## [DESCRIPTION OF THE TASK]
Exclude the pictures and reproduce the remaining data exactly as written.

_ _ _ _

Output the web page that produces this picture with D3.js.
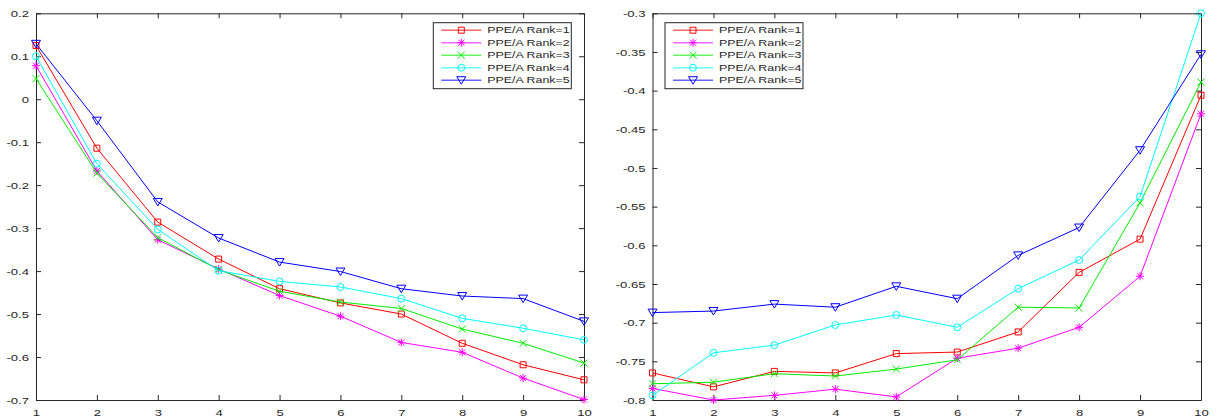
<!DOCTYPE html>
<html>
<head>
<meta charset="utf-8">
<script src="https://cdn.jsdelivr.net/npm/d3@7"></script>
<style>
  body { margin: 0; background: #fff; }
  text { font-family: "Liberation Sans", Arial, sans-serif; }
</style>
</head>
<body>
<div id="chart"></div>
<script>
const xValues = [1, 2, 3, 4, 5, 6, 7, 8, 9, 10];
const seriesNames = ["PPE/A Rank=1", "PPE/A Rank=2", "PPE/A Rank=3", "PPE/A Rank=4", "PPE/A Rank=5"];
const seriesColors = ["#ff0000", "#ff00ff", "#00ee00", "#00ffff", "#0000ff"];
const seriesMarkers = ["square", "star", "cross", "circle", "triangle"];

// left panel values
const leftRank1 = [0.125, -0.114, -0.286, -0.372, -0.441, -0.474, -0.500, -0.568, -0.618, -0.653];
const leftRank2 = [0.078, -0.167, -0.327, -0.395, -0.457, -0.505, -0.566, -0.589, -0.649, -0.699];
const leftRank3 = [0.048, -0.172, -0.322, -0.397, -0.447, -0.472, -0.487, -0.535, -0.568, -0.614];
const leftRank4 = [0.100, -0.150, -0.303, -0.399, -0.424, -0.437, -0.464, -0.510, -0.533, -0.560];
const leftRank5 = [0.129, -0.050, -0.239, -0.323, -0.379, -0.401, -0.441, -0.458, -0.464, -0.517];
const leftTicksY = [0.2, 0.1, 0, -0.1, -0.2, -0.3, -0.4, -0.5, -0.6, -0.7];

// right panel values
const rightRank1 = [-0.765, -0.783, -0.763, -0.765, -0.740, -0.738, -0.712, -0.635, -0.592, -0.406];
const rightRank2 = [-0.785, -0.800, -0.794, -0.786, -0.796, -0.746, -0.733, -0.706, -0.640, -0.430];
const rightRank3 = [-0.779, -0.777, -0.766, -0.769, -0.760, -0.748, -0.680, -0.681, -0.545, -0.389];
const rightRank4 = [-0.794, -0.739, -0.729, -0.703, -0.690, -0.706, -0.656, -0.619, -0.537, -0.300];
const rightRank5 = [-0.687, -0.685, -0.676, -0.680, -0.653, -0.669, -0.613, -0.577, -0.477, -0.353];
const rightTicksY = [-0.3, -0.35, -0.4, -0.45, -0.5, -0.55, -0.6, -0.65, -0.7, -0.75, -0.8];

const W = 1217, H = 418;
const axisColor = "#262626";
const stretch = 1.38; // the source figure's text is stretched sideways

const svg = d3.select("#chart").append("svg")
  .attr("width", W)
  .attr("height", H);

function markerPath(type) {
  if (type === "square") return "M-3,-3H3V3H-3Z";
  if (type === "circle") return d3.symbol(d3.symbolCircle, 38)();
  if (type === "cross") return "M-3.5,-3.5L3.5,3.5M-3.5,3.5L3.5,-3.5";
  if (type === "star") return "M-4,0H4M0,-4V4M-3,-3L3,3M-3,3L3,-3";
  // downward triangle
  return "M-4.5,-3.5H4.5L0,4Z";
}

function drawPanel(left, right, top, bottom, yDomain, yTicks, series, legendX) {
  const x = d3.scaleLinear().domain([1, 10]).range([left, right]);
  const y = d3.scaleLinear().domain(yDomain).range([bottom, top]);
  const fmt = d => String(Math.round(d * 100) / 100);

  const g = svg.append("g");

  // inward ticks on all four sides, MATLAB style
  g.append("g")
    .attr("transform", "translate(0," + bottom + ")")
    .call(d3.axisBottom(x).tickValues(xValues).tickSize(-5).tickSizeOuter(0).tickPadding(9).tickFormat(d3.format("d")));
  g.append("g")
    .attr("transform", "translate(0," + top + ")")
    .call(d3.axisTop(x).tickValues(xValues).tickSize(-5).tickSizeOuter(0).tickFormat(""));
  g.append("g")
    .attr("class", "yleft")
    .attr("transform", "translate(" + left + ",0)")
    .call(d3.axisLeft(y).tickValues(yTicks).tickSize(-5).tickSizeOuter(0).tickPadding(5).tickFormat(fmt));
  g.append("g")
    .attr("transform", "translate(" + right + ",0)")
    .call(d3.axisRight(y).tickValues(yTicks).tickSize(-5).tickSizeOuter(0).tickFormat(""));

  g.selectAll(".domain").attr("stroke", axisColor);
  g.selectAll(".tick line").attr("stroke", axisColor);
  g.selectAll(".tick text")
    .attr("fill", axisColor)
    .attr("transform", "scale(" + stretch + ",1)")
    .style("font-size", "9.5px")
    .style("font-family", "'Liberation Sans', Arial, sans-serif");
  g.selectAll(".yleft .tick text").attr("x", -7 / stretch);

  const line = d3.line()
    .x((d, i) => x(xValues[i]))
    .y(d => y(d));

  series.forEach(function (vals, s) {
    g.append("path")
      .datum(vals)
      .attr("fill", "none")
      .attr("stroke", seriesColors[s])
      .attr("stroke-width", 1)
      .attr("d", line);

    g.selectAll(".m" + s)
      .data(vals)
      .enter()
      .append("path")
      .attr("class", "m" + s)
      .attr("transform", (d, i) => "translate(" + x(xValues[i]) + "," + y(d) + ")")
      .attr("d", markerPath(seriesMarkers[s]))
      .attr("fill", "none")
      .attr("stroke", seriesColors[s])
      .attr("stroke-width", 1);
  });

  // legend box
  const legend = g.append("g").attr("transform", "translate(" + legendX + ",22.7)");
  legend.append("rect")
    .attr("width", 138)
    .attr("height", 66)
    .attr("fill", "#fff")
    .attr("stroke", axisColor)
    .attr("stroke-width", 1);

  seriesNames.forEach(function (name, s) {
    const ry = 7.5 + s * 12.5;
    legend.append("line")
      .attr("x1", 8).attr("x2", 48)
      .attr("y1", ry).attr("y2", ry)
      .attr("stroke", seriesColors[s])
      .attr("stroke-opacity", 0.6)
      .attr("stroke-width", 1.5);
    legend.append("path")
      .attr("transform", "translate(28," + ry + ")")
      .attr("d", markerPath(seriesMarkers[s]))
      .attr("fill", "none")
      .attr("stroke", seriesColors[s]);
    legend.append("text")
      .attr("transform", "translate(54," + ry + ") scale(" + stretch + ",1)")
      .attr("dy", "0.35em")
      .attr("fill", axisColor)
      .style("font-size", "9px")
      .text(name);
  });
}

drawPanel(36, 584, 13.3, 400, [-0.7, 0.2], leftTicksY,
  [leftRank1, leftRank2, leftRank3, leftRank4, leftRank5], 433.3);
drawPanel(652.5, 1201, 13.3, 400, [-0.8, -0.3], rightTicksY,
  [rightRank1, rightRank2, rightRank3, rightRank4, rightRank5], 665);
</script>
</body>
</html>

_ _ _ _

## [WORKED SOLUTION]
Output the web page that produces this picture with D3.js.
<!DOCTYPE html>
<html>
<head>
<meta charset="utf-8">
<script src="https://cdn.jsdelivr.net/npm/d3@7"></script>
<style>
  body { margin: 0; background: #fff; }
  text { font-family: "Liberation Sans", Arial, sans-serif; }
</style>
</head>
<body>
<div id="chart"></div>
<script>
const xValues = [1, 2, 3, 4, 5, 6, 7, 8, 9, 10];
const seriesNames = ["PPE/A Rank=1", "PPE/A Rank=2", "PPE/A Rank=3", "PPE/A Rank=4", "PPE/A Rank=5"];
const seriesColors = ["#ff0000", "#ff00ff", "#00ee00", "#00ffff", "#0000ff"];
const seriesMarkers = ["square", "star", "cross", "circle", "triangle"];

// left panel values
const leftRank1 = [0.125, -0.114, -0.286, -0.372, -0.441, -0.474, -0.500, -0.568, -0.618, -0.653];
const leftRank2 = [0.078, -0.167, -0.327, -0.395, -0.457, -0.505, -0.566, -0.589, -0.649, -0.699];
const leftRank3 = [0.048, -0.172, -0.322, -0.397, -0.447, -0.472, -0.487, -0.535, -0.568, -0.614];
const leftRank4 = [0.100, -0.150, -0.303, -0.399, -0.424, -0.437, -0.464, -0.510, -0.533, -0.560];
const leftRank5 = [0.129, -0.050, -0.239, -0.323, -0.379, -0.401, -0.441, -0.458, -0.464, -0.517];
const leftTicksY = [0.2, 0.1, 0, -0.1, -0.2, -0.3, -0.4, -0.5, -0.6, -0.7];

// right panel values
const rightRank1 = [-0.765, -0.783, -0.763, -0.765, -0.740, -0.738, -0.712, -0.635, -0.592, -0.406];
const rightRank2 = [-0.785, -0.800, -0.794, -0.786, -0.796, -0.746, -0.733, -0.706, -0.640, -0.430];
const rightRank3 = [-0.779, -0.777, -0.766, -0.769, -0.760, -0.748, -0.680, -0.681, -0.545, -0.389];
const rightRank4 = [-0.794, -0.739, -0.729, -0.703, -0.690, -0.706, -0.656, -0.619, -0.537, -0.300];
const rightRank5 = [-0.687, -0.685, -0.676, -0.680, -0.653, -0.669, -0.613, -0.577, -0.477, -0.353];
const rightTicksY = [-0.3, -0.35, -0.4, -0.45, -0.5, -0.55, -0.6, -0.65, -0.7, -0.75, -0.8];

const W = 1217, H = 418;
const axisColor = "#262626";
const stretch = 1.38; // the source figure's text is stretched sideways

const svg = d3.select("#chart").append("svg")
  .attr("width", W)
  .attr("height", H);

function markerPath(type) {
  if (type === "square") return "M-3,-3H3V3H-3Z";
  if (type === "circle") return d3.symbol(d3.symbolCircle, 38)();
  if (type === "cross") return "M-3.5,-3.5L3.5,3.5M-3.5,3.5L3.5,-3.5";
  if (type === "star") return "M-4,0H4M0,-4V4M-3,-3L3,3M-3,3L3,-3";
  // downward triangle
  return "M-4.5,-3.5H4.5L0,4Z";
}

function drawPanel(left, right, top, bottom, yDomain, yTicks, series, legendX) {
  const x = d3.scaleLinear().domain([1, 10]).range([left, right]);
  const y = d3.scaleLinear().domain(yDomain).range([bottom, top]);
  const fmt = d => String(Math.round(d * 100) / 100);

  const g = svg.append("g");

  // inward ticks on all four sides, MATLAB style
  g.append("g")
    .attr("transform", "translate(0," + bottom + ")")
    .call(d3.axisBottom(x).tickValues(xValues).tickSize(-5).tickSizeOuter(0).tickPadding(9).tickFormat(d3.format("d")));
  g.append("g")
    .attr("transform", "translate(0," + top + ")")
    .call(d3.axisTop(x).tickValues(xValues).tickSize(-5).tickSizeOuter(0).tickFormat(""));
  g.append("g")
    .attr("class", "yleft")
    .attr("transform", "translate(" + left + ",0)")
    .call(d3.axisLeft(y).tickValues(yTicks).tickSize(-5).tickSizeOuter(0).tickPadding(5).tickFormat(fmt));
  g.append("g")
    .attr("transform", "translate(" + right + ",0)")
    .call(d3.axisRight(y).tickValues(yTicks).tickSize(-5).tickSizeOuter(0).tickFormat(""));

  g.selectAll(".domain").attr("stroke", axisColor);
  g.selectAll(".tick line").attr("stroke", axisColor);
  g.selectAll(".tick text")
    .attr("fill", axisColor)
    .attr("transform", "scale(" + stretch + ",1)")
    .style("font-size", "9.5px")
    .style("font-family", "'Liberation Sans', Arial, sans-serif");
  g.selectAll(".yleft .tick text").attr("x", -7 / stretch);

  const line = d3.line()
    .x((d, i) => x(xValues[i]))
    .y(d => y(d));

  series.forEach(function (vals, s) {
    g.append("path")
      .datum(vals)
      .attr("fill", "none")
      .attr("stroke", seriesColors[s])
      .attr("stroke-width", 1)
      .attr("d", line);

    g.selectAll(".m" + s)
      .data(vals)
      .enter()
      .append("path")
      .attr("class", "m" + s)
      .attr("transform", (d, i) => "translate(" + x(xValues[i]) + "," + y(d) + ")")
      .attr("d", markerPath(seriesMarkers[s]))
      .attr("fill", "none")
      .attr("stroke", seriesColors[s])
      .attr("stroke-width", 1);
  });

  // legend box
  const legend = g.append("g").attr("transform", "translate(" + legendX + ",22.7)");
  legend.append("rect")
    .attr("width", 138)
    .attr("height", 66)
    .attr("fill", "#fff")
    .attr("stroke", axisColor)
    .attr("stroke-width", 1);

  seriesNames.forEach(function (name, s) {
    const ry = 7.5 + s * 12.5;
    legend.append("line")
      .attr("x1", 8).attr("x2", 48)
      .attr("y1", ry).attr("y2", ry)
      .attr("stroke", seriesColors[s])
      .attr("stroke-opacity", 0.6)
      .attr("stroke-width", 1.5);
    legend.append("path")
      .attr("transform", "translate(28," + ry + ")")
      .attr("d", markerPath(seriesMarkers[s]))
      .attr("fill", "none")
      .attr("stroke", seriesColors[s]);
    legend.append("text")
      .attr("transform", "translate(54," + ry + ") scale(" + stretch + ",1)")
      .attr("dy", "0.35em")
      .attr("fill", axisColor)
      .style("font-size", "9px")
      .text(name);
  });
}

drawPanel(36, 584, 13.3, 400, [-0.7, 0.2], leftTicksY,
  [leftRank1, leftRank2, leftRank3, leftRank4, leftRank5], 433.3);
drawPanel(652.5, 1201, 13.3, 400, [-0.8, -0.3], rightTicksY,
  [rightRank1, rightRank2, rightRank3, rightRank4, rightRank5], 665);
</script>
</body>
</html>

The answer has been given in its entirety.